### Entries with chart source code
- - - -
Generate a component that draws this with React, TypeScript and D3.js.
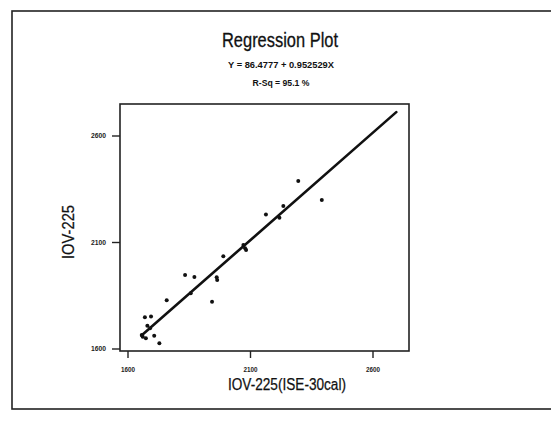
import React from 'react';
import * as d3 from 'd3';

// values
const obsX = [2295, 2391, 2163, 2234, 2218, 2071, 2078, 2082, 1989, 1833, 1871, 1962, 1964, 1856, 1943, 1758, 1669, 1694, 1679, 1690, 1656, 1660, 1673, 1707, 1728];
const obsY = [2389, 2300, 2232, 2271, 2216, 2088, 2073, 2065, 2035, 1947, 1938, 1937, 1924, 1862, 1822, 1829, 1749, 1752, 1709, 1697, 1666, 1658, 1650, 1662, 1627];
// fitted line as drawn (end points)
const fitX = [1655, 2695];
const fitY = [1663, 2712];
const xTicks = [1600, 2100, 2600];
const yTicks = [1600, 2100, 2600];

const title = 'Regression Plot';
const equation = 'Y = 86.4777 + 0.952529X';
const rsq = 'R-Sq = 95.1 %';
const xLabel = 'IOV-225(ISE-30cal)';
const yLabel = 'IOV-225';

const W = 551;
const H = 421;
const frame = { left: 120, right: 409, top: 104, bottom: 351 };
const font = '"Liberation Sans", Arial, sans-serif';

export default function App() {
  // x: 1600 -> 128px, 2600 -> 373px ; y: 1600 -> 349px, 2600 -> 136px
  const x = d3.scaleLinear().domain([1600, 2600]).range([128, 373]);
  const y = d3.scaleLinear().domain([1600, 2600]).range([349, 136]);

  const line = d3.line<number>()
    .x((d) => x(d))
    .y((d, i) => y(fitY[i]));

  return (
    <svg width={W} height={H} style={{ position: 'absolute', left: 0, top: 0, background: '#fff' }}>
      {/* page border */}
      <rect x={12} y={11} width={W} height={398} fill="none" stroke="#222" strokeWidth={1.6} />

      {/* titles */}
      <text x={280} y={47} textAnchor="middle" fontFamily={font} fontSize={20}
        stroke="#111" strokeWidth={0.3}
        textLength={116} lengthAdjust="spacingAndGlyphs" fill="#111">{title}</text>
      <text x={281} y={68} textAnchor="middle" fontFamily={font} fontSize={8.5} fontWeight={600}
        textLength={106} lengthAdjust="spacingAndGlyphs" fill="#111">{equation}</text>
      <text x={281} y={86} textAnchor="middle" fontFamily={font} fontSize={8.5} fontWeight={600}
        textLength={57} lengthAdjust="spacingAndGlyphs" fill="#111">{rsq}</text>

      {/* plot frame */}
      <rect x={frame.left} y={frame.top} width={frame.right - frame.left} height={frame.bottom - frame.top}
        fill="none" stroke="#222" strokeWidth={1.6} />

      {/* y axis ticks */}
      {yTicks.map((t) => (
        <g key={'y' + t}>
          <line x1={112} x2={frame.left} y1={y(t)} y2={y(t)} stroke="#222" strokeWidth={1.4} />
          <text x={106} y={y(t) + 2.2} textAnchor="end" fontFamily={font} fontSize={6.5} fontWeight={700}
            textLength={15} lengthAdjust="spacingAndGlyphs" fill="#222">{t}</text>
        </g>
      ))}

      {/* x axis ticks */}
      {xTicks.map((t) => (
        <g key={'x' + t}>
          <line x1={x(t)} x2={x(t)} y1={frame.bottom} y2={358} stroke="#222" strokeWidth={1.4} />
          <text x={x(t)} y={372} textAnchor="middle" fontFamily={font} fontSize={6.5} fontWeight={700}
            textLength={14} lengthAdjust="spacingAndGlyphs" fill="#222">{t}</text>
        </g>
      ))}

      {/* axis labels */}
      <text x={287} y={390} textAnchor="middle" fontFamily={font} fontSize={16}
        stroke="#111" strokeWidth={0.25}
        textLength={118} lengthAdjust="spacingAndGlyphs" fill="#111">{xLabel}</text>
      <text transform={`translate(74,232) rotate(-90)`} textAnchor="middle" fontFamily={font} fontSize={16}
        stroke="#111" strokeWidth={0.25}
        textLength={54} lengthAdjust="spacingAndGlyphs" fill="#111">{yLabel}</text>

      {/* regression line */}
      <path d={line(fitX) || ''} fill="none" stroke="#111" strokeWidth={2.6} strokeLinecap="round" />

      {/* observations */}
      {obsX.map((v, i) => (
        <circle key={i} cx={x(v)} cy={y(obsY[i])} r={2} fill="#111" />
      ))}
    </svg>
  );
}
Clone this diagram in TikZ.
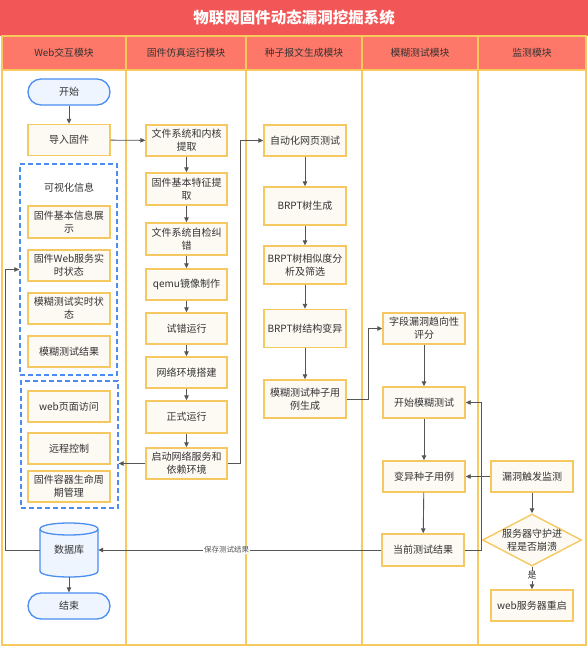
- - - -
### YOUR TASK
Everything from the first line of the entries through the line that contains "import * as d3 from 'd3';" is to be reproduced exactly, except the pictures.

### ANSWER BELOW
Generate a component that draws this with React, TypeScript and D3.js.
import React from 'react';
import * as d3 from 'd3';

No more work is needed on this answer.